Out and out it came. Bright orange juice erupted from his body as he hung his head
out of the swaying window and prayed for his own death. I put down the mop for a
second as a heard him empty his stomach into the lake. I poked my head around the
pillar to see what was going on, and gingerly walked over to the window he was
using as a porthole. Fish began to circle his contribution to the ecosystem.

I took this opportunity to look out the window and see the hourly sight-seeing
cruise pull up to the dock. Thirty-some old people were just staring at us as the
never-ending fountain of orange juice continued to flow. These people were perhaps
twenty feet away from us, on the other side of the dock. The captain of the other
boat just looked at us, with mouth agape. I just shrugged and offered a sheepish
smile. Old women were pointing and gasping with horror, while the old guys were
generally chuckling and swapping stories of when they were drunk back in the day.

To his credit, my cleaning partner picked his head up, surveyed the situation, and
offered a raspy "please enjoy the giftshop, and thanks for sailing with us today"
before hanging his head back down. I pulled him back in and walked him over to the
bar, where he swished out his mouth and then left the boat to head home. In
addition to doing all of the cleaning myself, I also had to track down a hose to
wash the layer of used orange juice off of the side of the boat. Swell.

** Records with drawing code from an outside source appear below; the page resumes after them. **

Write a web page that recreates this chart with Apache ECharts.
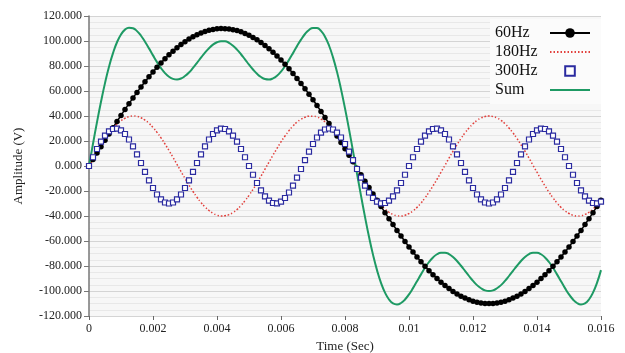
<!DOCTYPE html>
<html>
<head>
<meta charset="utf-8">
<script src="https://cdn.jsdelivr.net/npm/echarts@6/dist/echarts.min.js"></script>
<style>
  html, body { margin: 0; padding: 0; background: #fff; }
  #chart { width: 625px; height: 353px; }
</style>
</head>
<body>
<div id="chart"></div>
<script>
// sample times (s)
const times = [
  0, 0.000125, 0.00025, 0.000375, 0.0005, 0.000625, 0.00075, 0.000875,
  0.001, 0.001125, 0.00125, 0.001375, 0.0015, 0.001625, 0.00175, 0.001875,
  0.002, 0.002125, 0.00225, 0.002375, 0.0025, 0.002625, 0.00275, 0.002875,
  0.003, 0.003125, 0.00325, 0.003375, 0.0035, 0.003625, 0.00375, 0.003875,
  0.004, 0.004125, 0.00425, 0.004375, 0.0045, 0.004625, 0.00475, 0.004875,
  0.005, 0.005125, 0.00525, 0.005375, 0.0055, 0.005625, 0.00575, 0.005875,
  0.006, 0.006125, 0.00625, 0.006375, 0.0065, 0.006625, 0.00675, 0.006875,
  0.007, 0.007125, 0.00725, 0.007375, 0.0075, 0.007625, 0.00775, 0.007875,
  0.008, 0.008125, 0.00825, 0.008375, 0.0085, 0.008625, 0.00875, 0.008875,
  0.009, 0.009125, 0.00925, 0.009375, 0.0095, 0.009625, 0.00975, 0.009875,
  0.01, 0.010125, 0.01025, 0.010375, 0.0105, 0.010625, 0.01075, 0.010875,
  0.011, 0.011125, 0.01125, 0.011375, 0.0115, 0.011625, 0.01175, 0.011875,
  0.012, 0.012125, 0.01225, 0.012375, 0.0125, 0.012625, 0.01275, 0.012875,
  0.013, 0.013125, 0.01325, 0.013375, 0.0135, 0.013625, 0.01375, 0.013875,
  0.014, 0.014125, 0.01425, 0.014375, 0.0145, 0.014625, 0.01475, 0.014875,
  0.015, 0.015125, 0.01525, 0.015375, 0.0155, 0.015625, 0.01575, 0.015875,
  0.016
];

const hz60 = [
  0, 5.2, 10.4, 15.5, 20.6, 25.7, 30.7, 35.6, 40.5, 45.3,
  49.9, 54.5, 58.9, 63.3, 67.4, 71.4, 75.3, 79.0, 82.5, 85.8,
  89.0, 91.9, 94.7, 97.2, 99.5, 101.6, 103.5, 105.1, 106.5, 107.7,
  108.6, 109.3, 109.8, 110.0, 109.9, 109.7, 109.1, 108.4, 107.4, 106.1,
  104.6, 102.9, 101.0, 98.8, 96.4, 93.8, 91.0, 88.0, 84.8, 81.4,
  77.8, 74.0, 70.1, 66.0, 61.8, 57.5, 53.0, 48.4, 43.7, 38.9,
  34.0, 29.0, 24.0, 18.9, 13.8, 8.6, 3.5, -1.7, -6.9, -12.1,
  -17.2, -22.3, -27.4, -32.3, -37.3, -42.1, -46.8, -51.5, -56.0, -60.4,
  -64.7, -68.8, -72.7, -76.6, -80.2, -83.7, -86.9, -90.0, -92.9, -95.6,
  -98.0, -100.3, -102.3, -104.1, -105.6, -107.0, -108.1, -108.9, -109.5, -109.9,
  -110.0, -109.9, -109.5, -108.9, -108.1, -107.0, -105.6, -104.1, -102.3, -100.3,
  -98.0, -95.6, -92.9, -90.0, -86.9, -83.7, -80.2, -76.6, -72.7, -68.8,
  -64.7, -60.4, -56.0, -51.5, -46.8, -42.1, -37.3, -32.3, -27.4
];

const hz180 = [
  0, 5.6, 11.2, 16.5, 21.4, 26.0, 30.0, 33.4, 36.2, 38.2,
  39.5, 40.0, 39.7, 38.6, 36.7, 34.1, 30.8, 26.9, 22.5, 17.6,
  12.4, 6.9, 1.3, -4.4, -9.9, -15.3, -20.4, -25.0, -29.2, -32.7,
  -35.6, -37.8, -39.3, -40.0, -39.8, -38.9, -37.2, -34.8, -31.6, -27.8,
  -23.5, -18.7, -13.6, -8.1, -2.5, 3.1, 8.7, 14.1, 19.3, 24.0,
  28.3, 32.0, 35.1, 37.4, 39.0, 39.9, 39.9, 39.2, 37.6, 35.4,
  32.4, 28.7, 24.5, 19.8, 14.7, 9.3, 3.8, -1.9, -7.5, -13.0,
  -18.2, -23.0, -27.4, -31.2, -34.4, -37.0, -38.7, -39.8, -40.0, -39.4,
  -38.0, -35.9, -33.1, -29.6, -25.5, -20.9, -15.9, -10.6, -5.0, 0.6,
  6.3, 11.8, 17.0, 22.0, 26.5, 30.4, 33.8, 36.5, 38.4, 39.6,
  40.0, 39.6, 38.4, 36.5, 33.8, 30.4, 26.5, 22.0, 17.0, 11.8,
  6.3, 0.6, -5.0, -10.6, -15.9, -20.9, -25.5, -29.6, -33.1, -35.9,
  -38.0, -39.4, -40.0, -39.8, -38.7, -37.0, -34.4, -31.2, -27.4
];

const hz300 = [
  0, 7.0, 13.6, 19.5, 24.3, 27.7, 29.6, 29.9, 28.5, 25.6,
  21.2, 15.7, 9.3, 2.4, -4.7, -11.5, -17.6, -22.8, -26.7, -29.2,
  -30.0, -29.2, -26.7, -22.8, -17.6, -11.5, -4.7, 2.4, 9.3, 15.7,
  21.2, 25.6, 28.5, 29.9, 29.6, 27.7, 24.3, 19.5, 13.6, 7.0,
  0, -7.0, -13.6, -19.5, -24.3, -27.7, -29.6, -29.9, -28.5, -25.6,
  -21.2, -15.7, -9.3, -2.4, 4.7, 11.5, 17.6, 22.8, 26.7, 29.2,
  30.0, 29.2, 26.7, 22.8, 17.6, 11.5, 4.7, -2.4, -9.3, -15.7,
  -21.2, -25.6, -28.5, -29.9, -29.6, -27.7, -24.3, -19.5, -13.6, -7.0,
  0, 7.0, 13.6, 19.5, 24.3, 27.7, 29.6, 29.9, 28.5, 25.6,
  21.2, 15.7, 9.3, 2.4, -4.7, -11.5, -17.6, -22.8, -26.7, -29.2,
  -30.0, -29.2, -26.7, -22.8, -17.6, -11.5, -4.7, 2.4, 9.3, 15.7,
  21.2, 25.6, 28.5, 29.9, 29.6, 27.7, 24.3, 19.5, 13.6, 7.0,
  0, -7.0, -13.6, -19.5, -24.3, -27.7, -29.6, -29.9, -28.5
];

const sumWave = [
  0, 17.8, 35.1, 51.4, 66.3, 79.4, 90.3, 99.0, 105.2, 109.1,
  110.7, 110.2, 107.9, 104.2, 99.4, 94.1, 88.5, 83.1, 78.3, 74.3,
  71.4, 69.7, 69.2, 70.0, 72.0, 74.8, 78.5, 82.5, 86.7, 90.7,
  94.2, 97.1, 99.0, 99.9, 99.8, 98.5, 96.2, 93.1, 89.4, 85.3,
  81.1, 77.2, 73.8, 71.2, 69.6, 69.2, 70.1, 72.2, 75.5, 79.8,
  84.9, 90.3, 95.9, 101.1, 105.6, 108.8, 110.5, 110.4, 108.1, 103.4,
  96.4, 86.9, 75.3, 61.5, 46.1, 29.5, 11.9, -6.0, -23.7, -40.7,
  -56.6, -70.9, -83.3, -93.5, -101.3, -106.8, -109.9, -110.7, -109.6, -106.8,
  -102.7, -97.7, -92.2, -86.7, -81.4, -76.8, -73.2, -70.6, -69.4, -69.3,
  -70.5, -72.8, -76.0, -79.8, -83.9, -88.0, -91.9, -95.3, -97.8, -99.5,
  -100.0, -99.5, -97.8, -95.3, -91.9, -88.0, -83.9, -79.8, -76.0, -72.8,
  -70.5, -69.3, -69.4, -70.6, -73.2, -76.8, -81.4, -86.7, -92.2, -97.7,
  -102.7, -106.8, -109.6, -110.7, -109.9, -106.8, -101.3, -93.5, -83.3
];

const pairs = vals => times.map((t, i) => [t, vals[i]]);
const serif = 'Liberation Serif, Times New Roman, serif';

const chart = echarts.init(document.getElementById('chart'), null, { renderer: 'canvas' });

chart.setOption({
  animation: false,
  backgroundColor: '#fff',
  grid: {
    left: 89, right: 24, top: 16, bottom: 37,
    outerBoundsMode: 'none',
    show: true, backgroundColor: '#f7f7f7', borderWidth: 0
  },
  legend: {
    orient: 'vertical',
    left: 490, top: 19,
    align: 'right',
    padding: [5, 10, 5, 5],
    backgroundColor: '#fbfbfb',
    itemWidth: 40, itemHeight: 12, itemGap: 1,
    formatter: name => '{t|' + name + '}',
    textStyle: {
      fontFamily: serif, fontSize: 16, color: '#111',
      rich: { t: { width: 50, height: 18, lineHeight: 18, align: 'left', fontFamily: serif, fontSize: 16, color: '#111' } }
    },
    data: [
      { name: '60Hz' },
      { name: '180Hz', itemStyle: { opacity: 0 } },
      { name: '300Hz' },
      { name: 'Sum', itemStyle: { opacity: 0 } }
    ]
  },
  xAxis: {
    type: 'value',
    min: 0, max: 0.016, interval: 0.002,
    name: 'Time (Sec)',
    nameLocation: 'middle', nameGap: 17,
    nameTextStyle: { fontFamily: serif, fontSize: 13, color: '#222' },
    axisLine: { show: false, onZero: false },
    axisTick: { show: true, length: 4, lineStyle: { color: '#666' } },
    axisLabel: {
      fontFamily: serif, fontSize: 12, color: '#222', margin: 7,
      formatter: v => String(+v.toFixed(3))
    },
    splitLine: { show: false }
  },
  yAxis: {
    type: 'value',
    min: -120, max: 120, interval: 20,
    name: 'Amplitude (V)',
    nameLocation: 'middle', nameGap: 64,
    nameTextStyle: { fontFamily: serif, fontSize: 13, color: '#222' },
    axisLine: { show: true, lineStyle: { color: '#777', width: 1.5 } },
    axisTick: { show: true, length: 5, lineStyle: { color: '#777' } },
    axisLabel: {
      fontFamily: serif, fontSize: 12, color: '#222', margin: 7,
      formatter: v => v.toFixed(3)
    },
    splitLine: { show: true, lineStyle: { color: '#d4d4d4', width: 1 } },
    minorTick: { show: false, splitNumber: 4 },
    minorSplitLine: { show: true, lineStyle: { color: '#e8e8e8', width: 1 } }
  },
  series: [
    {
      name: '60Hz', type: 'line', data: pairs(hz60),
      showAllSymbol: true, symbol: 'circle', symbolSize: 5.5,
      itemStyle: { color: '#000' },
      lineStyle: { color: '#000', width: 1.5 }
    },
    {
      name: '180Hz', type: 'line', data: pairs(hz180),
      symbol: 'none', smooth: true,
      itemStyle: { color: '#e2403c' },
      lineStyle: { color: '#e2403c', width: 1.5, type: [1.5, 2] }
    },
    {
      name: '300Hz', type: 'line', data: pairs(hz300),
      showAllSymbol: true, symbol: 'rect', symbolSize: 5,
      itemStyle: { color: '#fff', borderColor: '#2b2ba0', borderWidth: 1.2 },
      lineStyle: { width: 0, opacity: 0 }
    },
    {
      name: 'Sum', type: 'line', data: pairs(sumWave),
      symbol: 'none', smooth: true,
      itemStyle: { color: '#1e9a64' },
      lineStyle: { color: '#1e9a64', width: 2 }
    }
  ]
});

window.onresize = function () {
  chart.resize();
};
</script>
</body>
</html>
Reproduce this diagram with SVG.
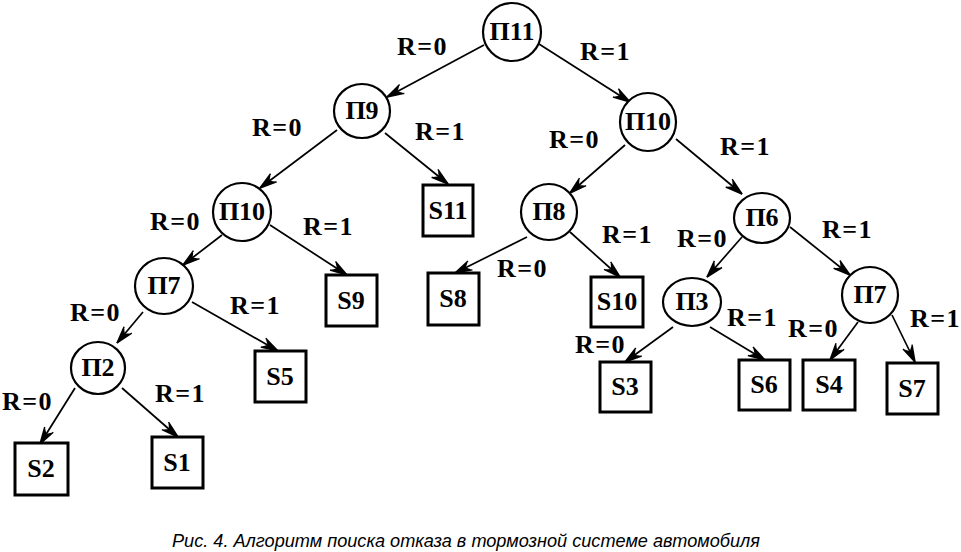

All of that work for all of those years... all that time spent working my way up
the foodchain to where I was making the big money on the dinner cruise boat. I
stashed away every dollar that I could to put towards college expenses. I sighed
as I watched all of that hard-earned money go towards $150 calculus textbooks and
living expenses.

I worked so hard for so long. Now, I sit in an office in the air conditioning. I
work on a computer all day, optimizing algorithms on embedded systems and running
database queries through profilers. After 40 hours of work each week, I head
home and relax. And I look at those student loan payments each month and think
"man, I got off easy!"

Stay in school. Don't be stupid about paying way too much for tuition and such,
but don't let the cost of tuition be a dealbreaker for you, either. Oh, and keep
your drink tray handy for defense.

And please don't drink the night before you have cleaning duty.